**Stated problem**:
Restate the material word for word and leave out anything that is a picture.

(Records with drawing code)
— begin —
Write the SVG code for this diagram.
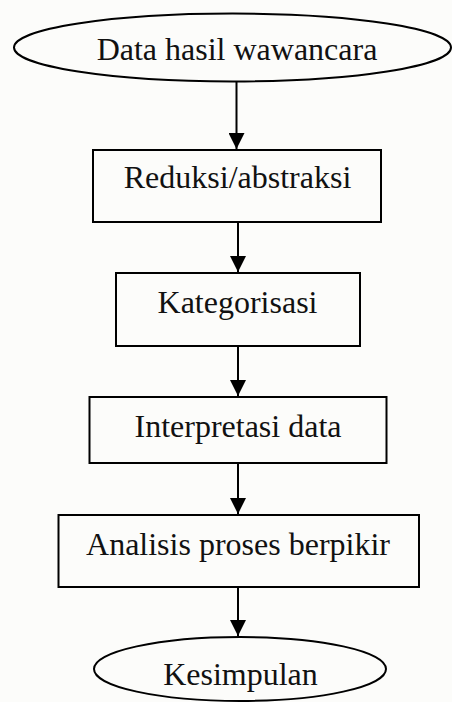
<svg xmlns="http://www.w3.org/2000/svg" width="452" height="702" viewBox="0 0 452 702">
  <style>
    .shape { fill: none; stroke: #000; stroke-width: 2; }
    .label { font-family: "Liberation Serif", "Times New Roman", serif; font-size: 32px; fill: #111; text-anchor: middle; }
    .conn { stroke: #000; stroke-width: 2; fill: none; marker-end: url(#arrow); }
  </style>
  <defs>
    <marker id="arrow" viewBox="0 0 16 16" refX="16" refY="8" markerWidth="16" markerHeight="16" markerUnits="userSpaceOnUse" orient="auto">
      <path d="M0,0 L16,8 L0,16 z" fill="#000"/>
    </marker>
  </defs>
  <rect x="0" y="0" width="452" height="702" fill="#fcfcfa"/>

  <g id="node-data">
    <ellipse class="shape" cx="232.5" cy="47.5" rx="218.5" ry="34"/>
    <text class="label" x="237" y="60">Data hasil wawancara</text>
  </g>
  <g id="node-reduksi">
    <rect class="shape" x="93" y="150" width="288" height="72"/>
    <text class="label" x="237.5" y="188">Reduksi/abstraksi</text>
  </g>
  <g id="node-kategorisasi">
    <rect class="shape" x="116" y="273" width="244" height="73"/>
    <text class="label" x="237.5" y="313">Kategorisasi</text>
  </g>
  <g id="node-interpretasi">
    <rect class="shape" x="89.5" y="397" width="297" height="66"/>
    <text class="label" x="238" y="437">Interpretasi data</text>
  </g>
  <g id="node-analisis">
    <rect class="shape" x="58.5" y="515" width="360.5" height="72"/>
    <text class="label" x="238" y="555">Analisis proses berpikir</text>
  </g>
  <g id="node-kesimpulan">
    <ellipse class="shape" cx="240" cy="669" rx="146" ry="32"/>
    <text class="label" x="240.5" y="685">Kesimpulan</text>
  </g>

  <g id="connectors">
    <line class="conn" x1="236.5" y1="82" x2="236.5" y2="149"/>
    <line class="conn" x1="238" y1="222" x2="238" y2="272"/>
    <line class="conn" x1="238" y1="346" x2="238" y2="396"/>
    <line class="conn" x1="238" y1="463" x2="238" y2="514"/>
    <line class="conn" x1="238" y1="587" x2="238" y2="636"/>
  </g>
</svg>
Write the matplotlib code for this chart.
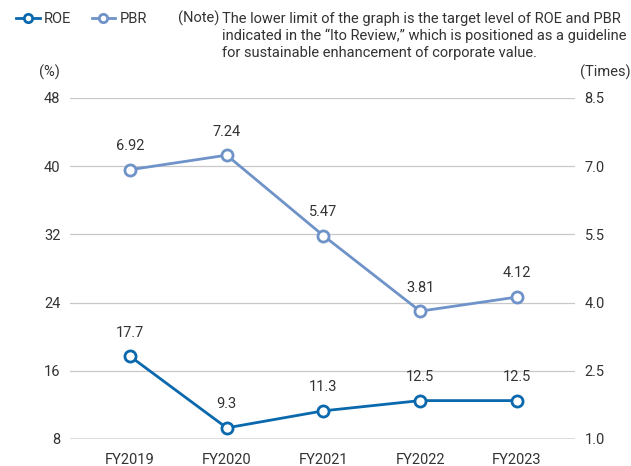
— end —
**Exercise result**:
Write the SVG code for this diagram.
<svg xmlns="http://www.w3.org/2000/svg" width="452" height="702" viewBox="0 0 452 702">
  <style>
    .shape { fill: none; stroke: #000; stroke-width: 2; }
    .label { font-family: "Liberation Serif", "Times New Roman", serif; font-size: 32px; fill: #111; text-anchor: middle; }
    .conn { stroke: #000; stroke-width: 2; fill: none; marker-end: url(#arrow); }
  </style>
  <defs>
    <marker id="arrow" viewBox="0 0 16 16" refX="16" refY="8" markerWidth="16" markerHeight="16" markerUnits="userSpaceOnUse" orient="auto">
      <path d="M0,0 L16,8 L0,16 z" fill="#000"/>
    </marker>
  </defs>
  <rect x="0" y="0" width="452" height="702" fill="#fcfcfa"/>

  <g id="node-data">
    <ellipse class="shape" cx="232.5" cy="47.5" rx="218.5" ry="34"/>
    <text class="label" x="237" y="60">Data hasil wawancara</text>
  </g>
  <g id="node-reduksi">
    <rect class="shape" x="93" y="150" width="288" height="72"/>
    <text class="label" x="237.5" y="188">Reduksi/abstraksi</text>
  </g>
  <g id="node-kategorisasi">
    <rect class="shape" x="116" y="273" width="244" height="73"/>
    <text class="label" x="237.5" y="313">Kategorisasi</text>
  </g>
  <g id="node-interpretasi">
    <rect class="shape" x="89.5" y="397" width="297" height="66"/>
    <text class="label" x="238" y="437">Interpretasi data</text>
  </g>
  <g id="node-analisis">
    <rect class="shape" x="58.5" y="515" width="360.5" height="72"/>
    <text class="label" x="238" y="555">Analisis proses berpikir</text>
  </g>
  <g id="node-kesimpulan">
    <ellipse class="shape" cx="240" cy="669" rx="146" ry="32"/>
    <text class="label" x="240.5" y="685">Kesimpulan</text>
  </g>

  <g id="connectors">
    <line class="conn" x1="236.5" y1="82" x2="236.5" y2="149"/>
    <line class="conn" x1="238" y1="222" x2="238" y2="272"/>
    <line class="conn" x1="238" y1="346" x2="238" y2="396"/>
    <line class="conn" x1="238" y1="463" x2="238" y2="514"/>
    <line class="conn" x1="238" y1="587" x2="238" y2="636"/>
  </g>
</svg>
Write the matplotlib code for this chart.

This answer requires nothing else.